+++ RECORDS TO USE +++
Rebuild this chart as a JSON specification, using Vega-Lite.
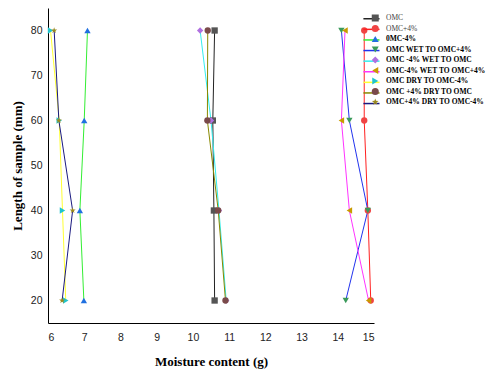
{
  "$schema": "https://vega.github.io/schema/vega-lite/v6.json",
  "width": 326,
  "height": 315,
  "autosize": {"type": "none"},
  "padding": {"left": 48, "top": 8, "right": 114, "bottom": 49},
  "background": "white",
  "config": {
    "view": {"stroke": null},
    "axis": {
      "grid": false,
      "ticks": false,
      "domainColor": "#000",
      "domainWidth": 1,
      "labelFont": "Liberation Sans",
      "labelFontSize": 10.5,
      "labelColor": "#222",
      "titleFont": "Liberation Serif",
      "titleFontSize": 13,
      "titleFontWeight": "bold",
      "titleColor": "#000"
    }
  },
  "data": {
    "values": [
      {"series": "OMC", "ord": 1, "x": 10.6, "y": 80},
      {"series": "OMC", "ord": 1, "x": 10.55, "y": 60},
      {"series": "OMC", "ord": 1, "x": 10.58, "y": 40},
      {"series": "OMC", "ord": 1, "x": 10.6, "y": 20},
      {"series": "OMC+4%", "ord": 2, "x": 14.73, "y": 80},
      {"series": "OMC+4%", "ord": 2, "x": 14.73, "y": 60},
      {"series": "OMC+4%", "ord": 2, "x": 14.83, "y": 40},
      {"series": "OMC+4%", "ord": 2, "x": 14.91, "y": 20},
      {"series": "0MC-4%", "ord": 3, "x": 7.09, "y": 80},
      {"series": "0MC-4%", "ord": 3, "x": 7.0, "y": 60},
      {"series": "0MC-4%", "ord": 3, "x": 6.88, "y": 40},
      {"series": "0MC-4%", "ord": 3, "x": 6.99, "y": 20},
      {"series": "OMC WET TO OMC+4%", "ord": 4, "x": 14.1, "y": 80},
      {"series": "OMC WET TO OMC+4%", "ord": 4, "x": 14.32, "y": 60},
      {"series": "OMC WET TO OMC+4%", "ord": 4, "x": 14.83, "y": 40},
      {"series": "OMC WET TO OMC+4%", "ord": 4, "x": 14.22, "y": 20},
      {"series": "OMC -4% WET TO OMC", "ord": 5, "x": 10.2, "y": 80},
      {"series": "OMC -4% WET TO OMC", "ord": 5, "x": 10.5, "y": 60},
      {"series": "OMC -4% WET TO OMC", "ord": 5, "x": 10.72, "y": 40},
      {"series": "OMC -4% WET TO OMC", "ord": 5, "x": 10.92, "y": 20},
      {"series": "OMC-4%  WET TO OMC+4%", "ord": 6, "x": 14.2, "y": 80},
      {"series": "OMC-4%  WET TO OMC+4%", "ord": 6, "x": 14.1, "y": 60},
      {"series": "OMC-4%  WET TO OMC+4%", "ord": 6, "x": 14.32, "y": 40},
      {"series": "OMC-4%  WET TO OMC+4%", "ord": 6, "x": 14.85, "y": 20},
      {"series": "OMC DRY TO OMC-4%", "ord": 7, "x": 6.07, "y": 80},
      {"series": "OMC DRY TO OMC-4%", "ord": 7, "x": 6.31, "y": 60},
      {"series": "OMC DRY TO OMC-4%", "ord": 7, "x": 6.4, "y": 40},
      {"series": "OMC DRY TO OMC-4%", "ord": 7, "x": 6.49, "y": 20},
      {"series": "OMC +4%  DRY TO OMC", "ord": 8, "x": 10.41, "y": 80},
      {"series": "OMC +4%  DRY TO OMC", "ord": 8, "x": 10.4, "y": 60},
      {"series": "OMC +4%  DRY TO OMC", "ord": 8, "x": 10.7, "y": 40},
      {"series": "OMC +4%  DRY TO OMC", "ord": 8, "x": 10.9, "y": 20},
      {"series": "OMC+4%  DRY TO OMC-4%", "ord": 9, "x": 6.17, "y": 80},
      {"series": "OMC+4%  DRY TO OMC-4%", "ord": 9, "x": 6.3, "y": 60},
      {"series": "OMC+4%  DRY TO OMC-4%", "ord": 9, "x": 6.68, "y": 40},
      {"series": "OMC+4%  DRY TO OMC-4%", "ord": 9, "x": 6.39, "y": 20}
    ]
  },
  "encoding": {
    "x": {
      "field": "x", "type": "quantitative",
      "scale": {"domain": [6, 15], "nice": false, "zero": false},
      "axis": {"values": [6, 7, 8, 9, 10, 11, 12, 13, 14, 15], "labelPadding": 9, "title": "Moisture content (g)", "titlePadding": 13}
    },
    "y": {
      "field": "y", "type": "quantitative",
      "scale": {"domain": [15, 85], "nice": false, "zero": false},
      "axis": {"values": [20, 30, 40, 50, 60, 70, 80], "labelPadding": 6, "title": "Length of  sample (mm)", "titlePadding": 6}
    }
  },
  "layer": [
    {
      "mark": {"type": "line", "strokeWidth": 1},
      "encoding": {
        "order": {"field": "y", "type": "quantitative"},
        "stroke": {
          "field": "series", "type": "nominal",
          "sort": {"field": "ord", "op": "min"},
          "scale": {"range": ["#222222", "#ff2020", "#33ee33", "#2233ee", "#33eeee", "#ff33ff", "#ffff33", "#888800", "#1a1a80"]},
          "legend": {
            "orient": "none", "legendX": 318.95, "legendY": 6.25, "title": null,
            "symbolType": "M-2.3,0L2.3,0", "symbolSize": 49, "symbolStrokeWidth": 1.5,
            "padding": 0, "rowPadding": 2.6, "labelOffset": 5,
            "labelFont": "Liberation Serif", "labelFontSize": 7.5, "labelExpr": "''"
          }
        }
      }
    },
    {
      "mark": {"type": "point", "filled": true, "size": 40, "opacity": 1},
      "encoding": {
        "fill": {
          "field": "series", "type": "nominal",
          "scale": {
            "domain": ["OMC", "OMC+4%", "0MC-4%", "OMC WET TO OMC+4%", "OMC -4% WET TO OMC", "OMC-4%  WET TO OMC+4%", "OMC DRY TO OMC-4%", "OMC +4%  DRY TO OMC", "OMC+4%  DRY TO OMC-4%"],
            "range": ["#555555", "#f04444", "#2070e0", "#3a9a5a", "#b070e0", "#c89a00", "#20c4cc", "#7a4a4a", "#9a8a20"]
          },
          "legend": {
            "orient": "none", "legendX": 323.5, "legendY": 6.25, "title": null,
            "symbolSize": 49, "symbolStrokeWidth": 0,
            "padding": 0, "rowPadding": 1.5, "labelOffset": 7,
            "labelFont": "Liberation Serif", "labelFontSize": 7.5, "labelLimit": 200,
            "labelFontWeight": {"expr": "datum.label === 'OMC' || datum.label === 'OMC+4%' ? 'normal' : 'bold'"},
            "labelColor": {"expr": "datum.label === 'OMC' || datum.label === 'OMC+4%' ? '#444' : '#000'"}
          }
        },
        "shape": {
          "field": "series", "type": "nominal",
          "scale": {
            "domain": ["OMC", "OMC+4%", "0MC-4%", "OMC WET TO OMC+4%", "OMC -4% WET TO OMC", "OMC-4%  WET TO OMC+4%", "OMC DRY TO OMC-4%", "OMC +4%  DRY TO OMC", "OMC+4%  DRY TO OMC-4%"],
            "range": ["square", "circle", "triangle-up", "triangle-down", "diamond", "triangle-left", "triangle-right", "circle", "M0,-1L0.235,-0.324L0.951,-0.309L0.38,0.124L0.588,0.809L0,0.4L-0.588,0.809L-0.38,0.124L-0.951,-0.309L-0.235,-0.324Z"]
          },
          "legend": {
            "orient": "none", "legendX": 323.5, "legendY": 6.25, "title": null,
            "symbolSize": 49, "symbolStrokeWidth": 0,
            "padding": 0, "rowPadding": 1.5, "labelOffset": 7,
            "labelFont": "Liberation Serif", "labelFontSize": 7.5, "labelLimit": 200,
            "labelFontWeight": {"expr": "datum.label === 'OMC' || datum.label === 'OMC+4%' ? 'normal' : 'bold'"},
            "labelColor": {"expr": "datum.label === 'OMC' || datum.label === 'OMC+4%' ? '#444' : '#000'"}
          }
        }
      }
    }
  ]
}
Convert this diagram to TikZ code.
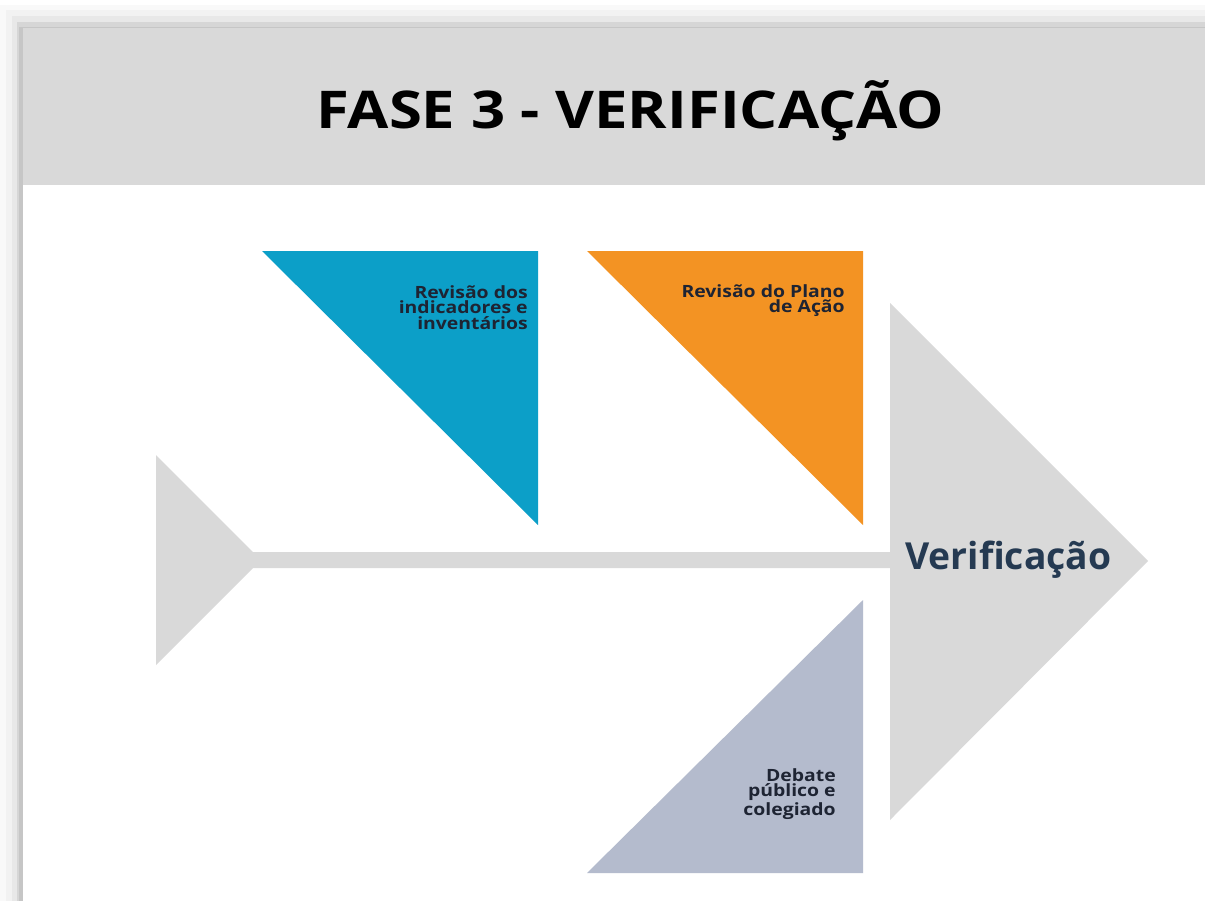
\documentclass[tikz,border=0pt]{standalone}
\usepackage{fontspec}
\setmainfont{Open Sans}
\newfontfamily\widesans[FakeStretch=1.15]{Open Sans}
\usepackage{xcolor}
\usetikzlibrary{positioning}
\definecolor{bandgray}{HTML}{D9D9D9}
\definecolor{fishblue}{HTML}{0C9FC8}
\definecolor{fishorange}{HTML}{F39323}
\definecolor{fishslate}{HTML}{B4BBCD}
\definecolor{navytext}{HTML}{253A52}
\definecolor{darktext}{HTML}{1E2433}

\begin{document}
\begin{tikzpicture}[x=0.025cm, y=-0.025cm,
  bone/.style={fill=#1, draw=none},
  lbl/.style={font=\widesans\fontsize{12}{11.2}\selectfont\bfseries, align=right,
              inner sep=0pt, text=darktext},
  ttl/.style={font=\widesans\fontsize{37}{40}\selectfont\bfseries, text=black,
              inner sep=0pt}]

% page and drop shadow
\useasboundingbox (0,0) rectangle (1205,901);
\fill[white] (0,0) rectangle (1205,901);
\fill[gray!5]  (0,5)   rectangle (1205,901);
\fill[gray!10] (6,10)  rectangle (1205,901);
\fill[gray!18] (12,16) rectangle (1205,901);
\fill[gray!32] (17,22) rectangle (1205,901);
\fill[gray!45] (19,27) rectangle (1205,901);
\fill[white]   (23,28) rectangle (1205,901);

% header band
\fill[bandgray] (23,28) rectangle (1205,185);
\node[ttl] (title) at (630,111) {FASE 3 - VERIFICAÇÃO};

% fishbone
\fill[bone=bandgray] (156,455) -- (253,552) -- (890,552) -- (890,303)
  -- (1148,561) -- (890,820) -- (890,568) -- (253,568) -- (156,665) -- cycle;
\fill[bone=fishblue]   (262,251) -- (538,251) -- (538,525) -- cycle;
\fill[bone=fishorange] (587,251) -- (863,251) -- (863,525) -- cycle;
\fill[bone=fishslate]  (863,600) -- (863,873) -- (587,873) -- cycle;

\node[lbl, anchor=north east] (indic) at (528,285)
  {Revisão dos\\indicadores e\\inventários};
\node[lbl, anchor=north east] (plano) at (845,284)
  {Revisão do Plano\\de Ação};
\node[lbl, anchor=north east] (debate) at (836,768)
  {Debate\\público e\\colegiado};
\node[font=\fontsize{26.5}{30}\selectfont\bfseries, text=navytext, inner sep=0pt,
      anchor=west] (verif) at (905,560) {Verificação};
\end{tikzpicture}
\end{document}
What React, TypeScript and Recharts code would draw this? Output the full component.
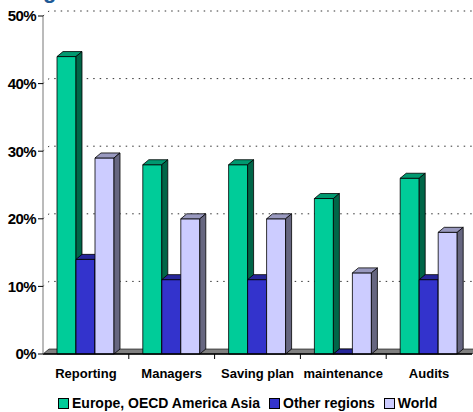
+++
| YOUR TASK |
Output only the lines running from the line with "Convert this diagram to TikZ code." through the last line of the entries above, inclusive, with pictures excluded.

| RESULT FOR THIS EXERCISE |
Convert this diagram to TikZ code.
\documentclass[tikz,border=0pt]{standalone}
\usepackage{fontspec}
\setmainfont{Open Sans}
\newfontfamily\widesans[FakeStretch=1.15]{Open Sans}
\usepackage{xcolor}
\usetikzlibrary{positioning}
\definecolor{bandgray}{HTML}{D9D9D9}
\definecolor{fishblue}{HTML}{0C9FC8}
\definecolor{fishorange}{HTML}{F39323}
\definecolor{fishslate}{HTML}{B4BBCD}
\definecolor{navytext}{HTML}{253A52}
\definecolor{darktext}{HTML}{1E2433}

\begin{document}
\begin{tikzpicture}[x=0.025cm, y=-0.025cm,
  bone/.style={fill=#1, draw=none},
  lbl/.style={font=\widesans\fontsize{12}{11.2}\selectfont\bfseries, align=right,
              inner sep=0pt, text=darktext},
  ttl/.style={font=\widesans\fontsize{37}{40}\selectfont\bfseries, text=black,
              inner sep=0pt}]

% page and drop shadow
\useasboundingbox (0,0) rectangle (1205,901);
\fill[white] (0,0) rectangle (1205,901);
\fill[gray!5]  (0,5)   rectangle (1205,901);
\fill[gray!10] (6,10)  rectangle (1205,901);
\fill[gray!18] (12,16) rectangle (1205,901);
\fill[gray!32] (17,22) rectangle (1205,901);
\fill[gray!45] (19,27) rectangle (1205,901);
\fill[white]   (23,28) rectangle (1205,901);

% header band
\fill[bandgray] (23,28) rectangle (1205,185);
\node[ttl] (title) at (630,111) {FASE 3 - VERIFICAÇÃO};

% fishbone
\fill[bone=bandgray] (156,455) -- (253,552) -- (890,552) -- (890,303)
  -- (1148,561) -- (890,820) -- (890,568) -- (253,568) -- (156,665) -- cycle;
\fill[bone=fishblue]   (262,251) -- (538,251) -- (538,525) -- cycle;
\fill[bone=fishorange] (587,251) -- (863,251) -- (863,525) -- cycle;
\fill[bone=fishslate]  (863,600) -- (863,873) -- (587,873) -- cycle;

\node[lbl, anchor=north east] (indic) at (528,285)
  {Revisão dos\\indicadores e\\inventários};
\node[lbl, anchor=north east] (plano) at (845,284)
  {Revisão do Plano\\de Ação};
\node[lbl, anchor=north east] (debate) at (836,768)
  {Debate\\público e\\colegiado};
\node[font=\fontsize{26.5}{30}\selectfont\bfseries, text=navytext, inner sep=0pt,
      anchor=west] (verif) at (905,560) {Verificação};
\end{tikzpicture}
\end{document}
What React, TypeScript and Recharts code would draw this? Output the full component.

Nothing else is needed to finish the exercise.